É preciso entender que os poetas nunca falam sobre as coisas sobre que estão a falar. Falam sobre as coisas para falar sobre si mesmos. É isso que são as metáforas. Retratos da alma. Fernando Pessoa escreveu sobre as estrelas... Tão distantes. Mas era sobre si mesmo que falava. "Tenho dó das estrelas / luzindo há tanto tempo, / há tanto tempo.../ Tenho dó delas. / Não haverá um cansaço das coisas, / de todas as coisas, / como das pernas ou de um braço? / Um cansaço de existir, / de ser, / só de ser, / o ser triste brilhar ou sorrir.../ Não haverá, enfim, / para as coisas que são, / não a morte, / mas sim uma outra espécie de fim, / ou uma grande razão - qualquer coisa assim / como um perdão?" Sim, ele estava muito cansado.

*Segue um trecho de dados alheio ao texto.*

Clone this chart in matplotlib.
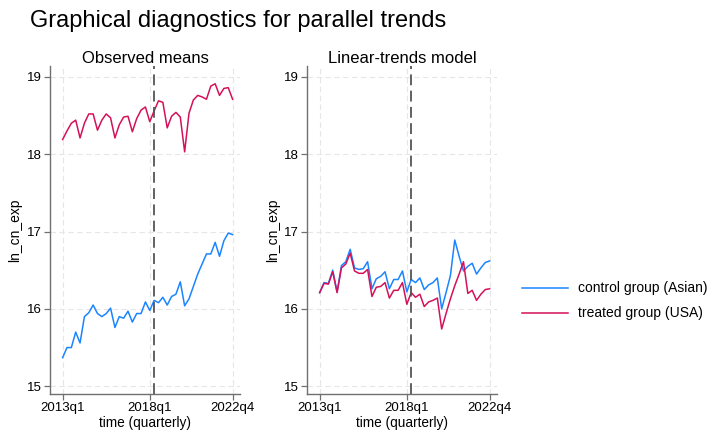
import matplotlib
matplotlib.use('Agg')
import matplotlib.pyplot as plt
import numpy as np

plt.rcParams['font.family'] = ['Liberation Sans', 'DejaVu Sans']

# quarters 2013q1 .. 2022q4 (index 0..39)
n_q = 40
tick_pos = [0, 20, 39]
tick_lab = ['2013q1', '2018q1', '2022q4']
treat_q = 21

obs_control = [15.37, 15.50, 15.50, 15.70, 15.56, 15.90, 15.95, 16.05, 15.94, 15.90,
               15.94, 16.01, 15.76, 15.90, 15.88, 15.97, 15.83, 15.94, 15.94, 16.09,
               15.98, 16.11, 16.08, 16.15, 16.05, 16.16, 16.19, 16.35, 16.04, 16.13,
               16.29, 16.45, 16.58, 16.71, 16.71, 16.86, 16.68, 16.88, 16.98, 16.96]
obs_treated = [18.19, 18.30, 18.40, 18.44, 18.21, 18.40, 18.52, 18.52, 18.31, 18.44,
               18.52, 18.47, 18.21, 18.38, 18.48, 18.49, 18.29, 18.46, 18.57, 18.61,
               18.42, 18.56, 18.69, 18.67, 18.34, 18.49, 18.54, 18.48, 18.03, 18.53,
               18.70, 18.76, 18.74, 18.71, 18.88, 18.91, 18.76, 18.85, 18.86, 18.71]

lt_control = [16.21, 16.34, 16.33, 16.50, 16.22, 16.56, 16.61, 16.77, 16.53, 16.51,
              16.52, 16.61, 16.26, 16.39, 16.42, 16.48, 16.26, 16.38, 16.38, 16.49,
              16.22, 16.38, 16.34, 16.40, 16.25, 16.31, 16.34, 16.40, 16.00, 16.21,
              16.43, 16.89, 16.68, 16.49, 16.55, 16.59, 16.45, 16.53, 16.60, 16.62]
lt_treated = [16.21, 16.33, 16.32, 16.48, 16.21, 16.53, 16.58, 16.72, 16.49, 16.46,
              16.46, 16.51, 16.16, 16.28, 16.29, 16.34, 16.14, 16.24, 16.24, 16.34,
              16.06, 16.21, 16.15, 16.19, 16.03, 16.09, 16.11, 16.14, 15.74, 15.94,
              16.13, 16.30, 16.45, 16.61, 16.20, 16.24, 16.11, 16.19, 16.25, 16.26]

c_blue = '#1a85ff'
c_red = '#d41159'

fig = plt.figure(figsize=(7.13, 4.33), dpi=100)
fig.text(0.042, 0.952, 'Graphical diagnostics for parallel trends', fontsize=17,
         ha='left', va='center')

ax1 = fig.add_axes([0.0701, 0.0901, 0.2665, 0.7575])
ax2 = fig.add_axes([0.4306, 0.0901, 0.2665, 0.7575])

x = np.arange(n_q)
panels = [(ax1, 'Observed means', obs_control, obs_treated),
          (ax2, 'Linear-trends model', lt_control, lt_treated)]

for ax, title, ctrl, trt in panels:
    ax.plot(x, ctrl, color=c_blue, lw=1.1, label='control group (Asian)')
    ax.plot(x, trt, color=c_red, lw=1.1, label='treated group (USA)')
    ax.axvline(treat_q, color='#555555', lw=1.3, ls=(0, (6, 3)))
    ax.set_xlim(-2.9, 40.7)
    ax.set_ylim(14.9, 19.14)
    ax.set_yticks([15, 16, 17, 18, 19])
    ax.set_xticks(tick_pos)
    ax.set_xticklabels(tick_lab)
    ax.grid(True, color='#e6e6e6', lw=0.8, ls=(0, (5, 3)))
    ax.set_axisbelow(True)
    for s in ['top', 'right']:
        ax.spines[s].set_visible(False)
    for s in ['left', 'bottom']:
        ax.spines[s].set_color('#707070')
        ax.spines[s].set_linewidth(1.0)
    ax.tick_params(colors='#707070', labelcolor='black', labelsize=9.5,
                   length=4, width=0.9, pad=2)
    ax.set_title(title, fontsize=12, pad=1)
    ax.set_xlabel('time (quarterly)', fontsize=9.8, labelpad=1)
    ax.set_ylabel('ln_cn_exp', fontsize=10, labelpad=3)

h, l = ax2.get_legend_handles_labels()
fig.legend(h, l, loc='center left', bbox_to_anchor=(0.715, 0.305), frameon=False,
           fontsize=10, handlelength=3.3, handletextpad=0.7, labelspacing=0.8)

fig.savefig('out.png', dpi=100)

Seu cansaço deveria ser tão grande como o cansaço das estrelas, brilhando sem fim, desejando apagar e dormir.
Debussy musicou um poema de Mallarmé, "La Cathèdral Engloutie", a catedral submersa. Ouvindo a música a fantasia nos leva para as funduras do mar, a luz se filtrando através das águas inquietas, vitrais de corais, anêmonas, peixes coloridos e os nossos olhos, "dois baços peixes", à procura, encantados. E se ouve o som dos sinos misturado ao silêncio das águas... Místico.

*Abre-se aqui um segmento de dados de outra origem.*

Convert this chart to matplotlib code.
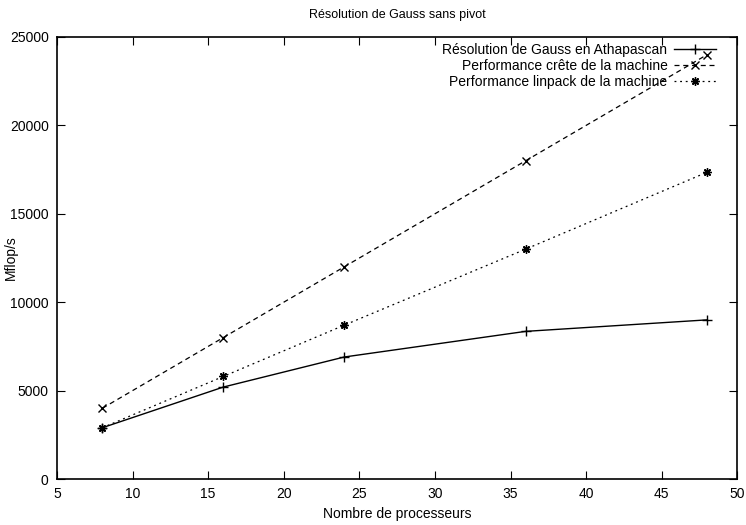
import matplotlib
matplotlib.use("Agg")
import matplotlib.pyplot as plt

plt.rcParams['font.family'] = ['Liberation Sans', 'DejaVu Sans']

# data
procs = [8, 16, 24, 36, 48]
gauss = [2900, 5200, 6900, 8350, 9000]
crete = [4000, 8000, 12000, 18000, 24000]
linpack = [2900, 5800, 8700, 13000, 17350]

fig = plt.figure(figsize=(7.46, 5.25), dpi=100)
ax = fig.add_axes([0.0764, 0.0876, 0.912, 0.842])

ax.plot(procs, gauss, color='black', lw=1, marker='+', ms=7, mew=1,
        label="Résolution de Gauss en Athapascan")
ax.plot(procs, crete, color='black', lw=0.9, ls=(0, (4, 3)), marker='x', ms=6, mew=1,
        label="Performance crête de la machine")
ax.plot(procs, linpack, color='black', lw=0.9, ls=(0, (1.5, 3)), marker=(8, 2, 0), ms=6, mew=1,
        label="Performance linpack de la machine")

ax.set_xlim(5, 50)
ax.set_ylim(0, 25000)
ax.set_xticks(range(5, 51, 5))
ax.set_yticks(range(0, 25001, 5000))
ax.tick_params(direction='in', top=True, right=True, length=6, labelsize=10, pad=6)
for s in ax.spines.values():
    s.set_linewidth(1.2)

ax.set_xlabel("Nombre de processeurs", fontsize=10)
ax.set_ylabel("Mflop/s", fontsize=10)
ax.yaxis.set_label_coords(-0.057, 0.5)
ax.set_title("Résolution de Gauss sans pivot", fontsize=9, pad=14)

leg = ax.legend(loc='upper right', bbox_to_anchor=(0.981, 1.005), frameon=False,
                markerfirst=False, fontsize=10, handlelength=3.0, borderaxespad=0.2,
                labelspacing=0.15, handletextpad=0.5)
for t in leg.get_texts():
    t.set_ha('right')
leg._legend_box.align = 'right'

fig.savefig("out.png", dpi=100)
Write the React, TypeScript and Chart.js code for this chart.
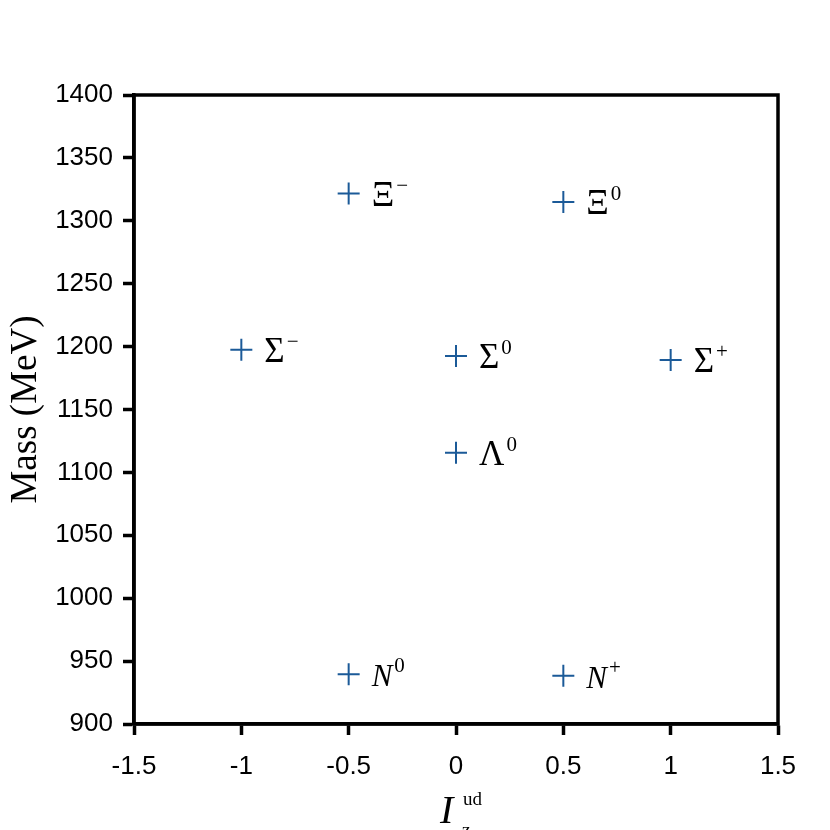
import React, { useEffect, useRef } from "react";
import { Chart, registerables } from "chart.js";

Chart.register(...registerables);

const isospin = [-0.5, 0.5, -1, 0, 1, 0, -0.5, 0.5];
const masses = [1321.7, 1314.9, 1197.4, 1192.6, 1189.4, 1115.7, 939.6, 938.3];
const symbols = ["Ξ", "Ξ", "Σ", "Σ", "Σ", "Λ", "N", "N"];
const charges = ["−", "0", "−", "0", "+", "0", "0", "+"];
const italicSymbol = [false, false, false, false, false, false, true, true];
const xTicks = [-1.5, -1, -0.5, 0, 0.5, 1, 1.5];
const yTicks = [900, 950, 1000, 1050, 1100, 1150, 1200, 1250, 1300, 1350, 1400];

const SERIF = '"Liberation Serif", "DejaVu Serif", serif';
const SANS = '"Liberation Sans", Arial, sans-serif';

const decorPlugin = {
  id: "decor",
  afterDatasetsDraw(chart: any) {
    const ctx = chart.ctx;
    const area = chart.chartArea;
    const meta = chart.getDatasetMeta(0);
    ctx.save();
    // box border
    ctx.strokeStyle = "#000";
    ctx.lineWidth = 3.5;
    ctx.strokeRect(area.left, area.top, area.right - area.left, area.bottom - area.top);

    // point labels
    ctx.fillStyle = "#000";
    ctx.textBaseline = "alphabetic";
    ctx.textAlign = "left";
    meta.data.forEach((el: any, i: number) => {
      const x = el.x + 23;
      const y = el.y + 12;
      const size = italicSymbol[i] ? 31 : 35;
      ctx.font = (italicSymbol[i] ? "italic " : "") + size + "px " + SERIF;
      ctx.fillText(symbols[i], x, y);
      const w = ctx.measureText(symbols[i]).width;
      ctx.font = "21px " + SERIF;
      ctx.fillText(charges[i], x + w + 2, y - 14);
    });

    // y title
    ctx.save();
    ctx.translate(36, (area.top + area.bottom) / 2);
    ctx.rotate(-Math.PI / 2);
    ctx.textAlign = "center";
    ctx.textBaseline = "alphabetic";
    ctx.font = "37px " + SERIF;
    ctx.fillText("Mass (MeV)", 0, 0);
    ctx.restore();

    // x title
    ctx.textAlign = "left";
    ctx.font = "italic 40px " + SERIF;
    ctx.fillText("I", 440, 823);
    ctx.font = "19px " + SERIF;
    ctx.fillText("ud", 463, 805);
    ctx.fillText("z", 462, 836);
    ctx.restore();
  },
};

export default function App() {
  const ref = useRef<HTMLCanvasElement>(null);
  useEffect(() => {
    if (!ref.current) return;
    const chart = new Chart(ref.current, {
      type: "scatter",
      data: {
        datasets: [
          {
            data: isospin.map((x, i) => ({ x, y: masses[i] })),
            pointStyle: "cross",
            pointRadius: 11,
            pointHoverRadius: 11,
            borderColor: "#1b5a98",
            backgroundColor: "#1b5a98",
            pointBorderWidth: 2,
          },
        ],
      },
      options: {
        animation: false,
        responsive: false,
        events: [],
        layout: { padding: { left: 0, top: 95, right: 52, bottom: 0 } },
        plugins: { legend: { display: false }, tooltip: { enabled: false } },
        scales: {
          x: {
            type: "linear",
            min: -1.5,
            max: 1.5,
            afterBuildTicks: (s: any) => {
              s.ticks = xTicks.map((v) => ({ value: v }));
            },
            afterFit: (s: any) => {
              s.height = 106;
            },
            grid: { drawOnChartArea: false, drawTicks: true, tickLength: 11, tickWidth: 3.5, tickColor: "#000" },
            border: { display: true, color: "#000", width: 3.5 },
            ticks: {
              color: "#000",
              font: { family: SANS, size: 26 },
              padding: 16,
              maxRotation: 0,
              callback: (v: any) => String(v),
            },
          },
          y: {
            type: "linear",
            min: 900,
            max: 1400,
            afterBuildTicks: (s: any) => {
              s.ticks = yTicks.map((v) => ({ value: v }));
            },
            afterFit: (s: any) => {
              s.width = 134;
            },
            grid: { drawOnChartArea: false, drawTicks: true, tickLength: 11, tickWidth: 3.5, tickColor: "#000" },
            border: { display: true, color: "#000", width: 3.5 },
            ticks: {
              color: "#000",
              font: { family: SANS, size: 26 },
              padding: 10,
              callback: (v: any) => String(v),
            },
          },
        },
      },
      plugins: [decorPlugin],
    });
    return () => chart.destroy();
  }, []);
  return (
    <div style={{ position: "absolute", left: 0, top: 0, width: 830, height: 830, background: "#fff" }}>
      <canvas ref={ref} width={830} height={830} style={{ display: "block" }} />
    </div>
  );
}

Pensei em escrever um poema parecido, "La biblioteque engloutie", a biblioteca submersa... Essa idéia me veio quando me lembrei de algo que aconteceu em 1964. Eu acabara de voltar dos Estados Unidos onde passara um ano, estudando. Logo depois do golpe. Meus livros haviam ficado em Lavras, Minas, onde eu fora pastor de uma igreja presbiteriana. Eu havia sido delatado como subversivo embora jamais tenha pertencido a qualquer organização política. Por todos os lados pululavam os delatores.

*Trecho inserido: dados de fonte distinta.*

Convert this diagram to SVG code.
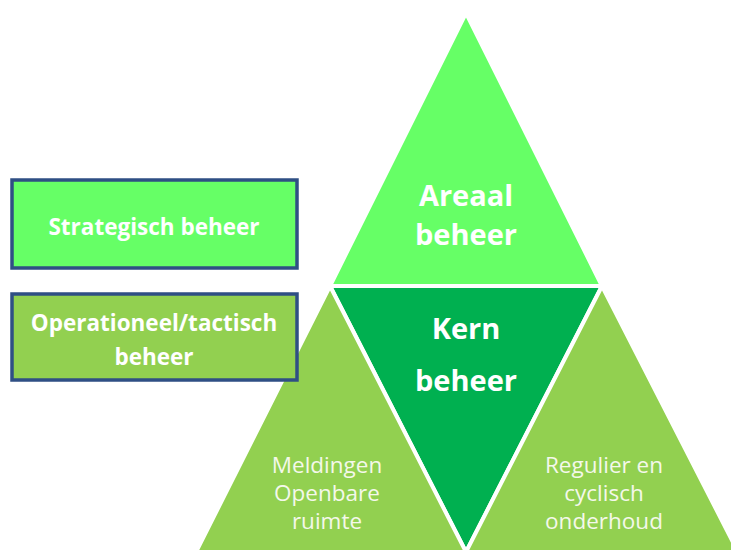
<svg xmlns="http://www.w3.org/2000/svg" width="731" height="550" viewBox="0 0 731 550">
<style>
.tri{stroke:#ffffff;stroke-width:4;stroke-linejoin:miter}
.box{stroke:#2f4f84;stroke-width:3.5}
.big{font-family:"Open Sans","Liberation Sans",sans-serif;font-weight:bold;fill:#ffffff;text-anchor:middle;font-size:29px}
.lbl{font-family:"Open Sans","Liberation Sans",sans-serif;font-weight:bold;fill:#ffffff;text-anchor:middle;font-size:22.5px}
.small{font-family:"Open Sans","Liberation Sans",sans-serif;fill:#f4f8ea;text-anchor:middle;font-size:22.5px}
</style>
<rect width="731" height="550" fill="#ffffff"/>
<g id="areaal">
<polygon class="tri" points="466,13 330,286 602,286" fill="#66ff66"/>
<text class="big" x="466" y="206">Areaal</text>
<text class="big" x="466" y="245">beheer</text>
</g>
<g id="kern">
<polygon class="tri" points="330,286 602,286 466,552" fill="#00b050"/>
<text class="big" x="466" y="339">Kern</text>
<text class="big" x="466" y="391">beheer</text>
</g>
<g id="meldingen">
<polygon class="tri" points="330,286 196,552 466,552" fill="#92d050"/>
<text class="small" x="327" y="473">Meldingen</text>
<text class="small" x="327" y="501">Openbare</text>
<text class="small" x="327" y="529">ruimte</text>
</g>
<g id="regulier">
<polygon class="tri" points="602,286 466,552 738,552" fill="#92d050"/>
<text class="small" x="604" y="473">Regulier en</text>
<text class="small" x="604" y="501">cyclisch</text>
<text class="small" x="604" y="529">onderhoud</text>
</g>
<g id="strategisch">
<rect class="box" x="12" y="180" width="285" height="88" fill="#66ff66"/>
<text class="lbl" x="154" y="235">Strategisch beheer</text>
</g>
<g id="operationeel">
<rect class="box" x="12" y="294" width="285" height="86" fill="#92d050"/>
<text class="lbl" x="154" y="331">Operationeel/tactisch</text>
<text class="lbl" x="154" y="365">beheer</text>
</g>
<g id="connectors"></g>
</svg>
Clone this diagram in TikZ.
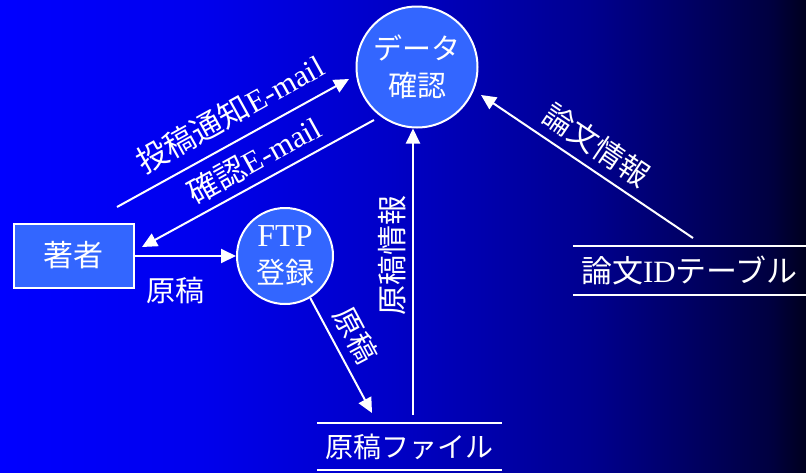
\documentclass[tikz,border=0pt]{standalone}
\usepackage{fontspec}
\setmainfont{Liberation Serif}
\newfontfamily\jp{Noto Sans CJK JP}
\usetikzlibrary{arrows.meta}

\pgfdeclarehorizontalshading{bgfade}{100bp}{rgb(0bp)=(0,0,1); rgb(25bp)=(0,0,1); rgb(37.4bp)=(0,0,0.93); rgb(49.2bp)=(0,0,0.78); rgb(61.6bp)=(0,0,0.56); rgb(72.8bp)=(0,0,0.25); rgb(75bp)=(0,0,0.12); rgb(100bp)=(0,0,0.12)}
\definecolor{procfill}{RGB}{51,102,255}

\tikzset{
  proc/.style={circle, draw=white, line width=2pt, fill=procfill, text=white, align=center, inner sep=0pt, font=\fontsize{29}{37}\selectfont},
  ext/.style={rectangle, draw=white, line width=2pt, fill=procfill, text=white, minimum width=120pt, minimum height=64pt, font=\jp\fontsize{30}{30}\selectfont},
  store/.style={text=white, inner sep=0pt, font=\fontsize{28}{30}\selectfont},
  flow/.style={white, line width=2pt, -{Triangle[length=15pt,width=14pt]}},
  lbl/.style={text=white, inner sep=0pt, font=\fontsize{30}{32}\selectfont},
}

\begin{document}
\begin{tikzpicture}[x=1pt,y=-1pt]
    \useasboundingbox (0,0) rectangle (806,472);
    \shade[shading=bgfade] (0,0) rectangle (806,472);

    % processes and entities
    \node[proc, minimum size=121pt] (check) at (417,67) {{\jp データ}\\{\jp 確認}};
    \node[proc, minimum size=96pt] (ftp) at (285,256) {{\fontsize{32}{37}\selectfont FTP}\\{\jp 登録}};
    \node[ext] (author) at (73.5,255.5) {著者};
    \node[store, minimum width=185pt, minimum height=47pt] (msfile) at (409.5,446.5) {{\jp 原稿ファイル}};
    \node[store, minimum width=233pt, minimum height=49pt, font=\fontsize{31}{32}\selectfont] (idtable) at (689.5,270.5) {{\jp 論文}ID{\jp テーブル}};
    \draw[white, line width=2pt] (msfile.north west) -- (msfile.north east);
    \draw[white, line width=2pt] (msfile.south west) -- (msfile.south east);
    \draw[white, line width=2pt] (idtable.north west) -- (idtable.north east);
    \draw[white, line width=2pt] (idtable.south west) -- (idtable.south east);

    % free ends of the flows
    \coordinate (notifyA) at (117,207);
    \coordinate (notifyB) at (349,79);
    \coordinate (confirmA) at (374,120);
    \coordinate (confirmB) at (142,247);
    \coordinate (uploadB) at (372,413);
    \coordinate (infoA) at (413,415);
    \coordinate (paperA) at (693,238);
    \coordinate (paperB) at (481,95);

    % flows
    \draw[flow] (notifyA) -- (notifyB);
    \draw[flow] (confirmA) -- (confirmB);
    \draw[flow] (author.east |- ftp.west) -- (ftp.west);
    \draw[flow] (ftp.-59) -- (uploadB);
    \draw[flow] (infoA) -- (infoA |- check.south);
    \draw[flow] (paperA) -- (paperB);

    % flow labels
    \node[lbl, rotate=29, font=\fontsize{31}{32}\selectfont] (notifylbl) at (230,114) {{\jp 投稿通知}E-mail};
    \node[lbl, rotate=29, font=\fontsize{31}{32}\selectfont] (confirmlbl) at (254,160) {{\jp 確認}E-mail};
    \node[lbl, font=\fontsize{29}{32}\selectfont] (mslbl) at (175,290) {{\jp 原稿}};
    \node[lbl, rotate=-62, font=\fontsize{29}{32}\selectfont] (uploadlbl) at (356,335) {{\jp 原稿}};
    \node[lbl, rotate=90] (infolbl) at (392,255) {{\jp 原稿情報}};
    \node[lbl, rotate=-34] (paperlbl) at (597,145) {{\jp 論文情報}};
\end{tikzpicture}
\end{document}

Em tempos de violência política a delação é uma prova de amor e subserviência aos donos das armas. A delação liga os delatores aos poderosos, o que lhes dá uma deliciosa sensação de poder impune: "Os outros estão à mercê da minha palavra!". Precisava eliminar as provas da minha subversão. Os livros. Em tempo de ditadura pensar é crime. Só se permitem hinos patrióticos. Livros completamente inocentes. Um deles, "Communism and the theologians", um simples relatório de opiniões de teólogos sobre o comunismo, tinha a capa vermelha com a foice e o martelo. Não poderia esperar que o capitão inquisidor soubesse inglês e se desse ao trabalho de ler. As fogueiras já estavam acesas. Era preciso encontrar as bruxas para justifica-las. Os militares haviam tomado conta da cidade. Muitas pessoas presas. Eu seria uma das próximas. Impossível queimar os livros. Um amigo meu, Sílvio Modesto, fazendeiro, fez a sugestão: que eu ensacasse os livros e ele os jogaria no fundo do rio Grande. Foi o que fiz. Dezenas de livros foram para o fundo do rio Grande. Devem estar lá, acervo da biblioteca submersa "Rubem Alves", frequentada por lambaris, piabas e dourados... Algum compositor se oferece para musicar o meu poema?
Patativa do Assaré: "Prá gente aqui ser poeta /não precisa professor. / Basta vê no meis de maio / um poema em cada gaio /um verso em cada fulô." "Prefiro falá as coisa certa com as palavra errada a falá as coisa errada com as palavra certa".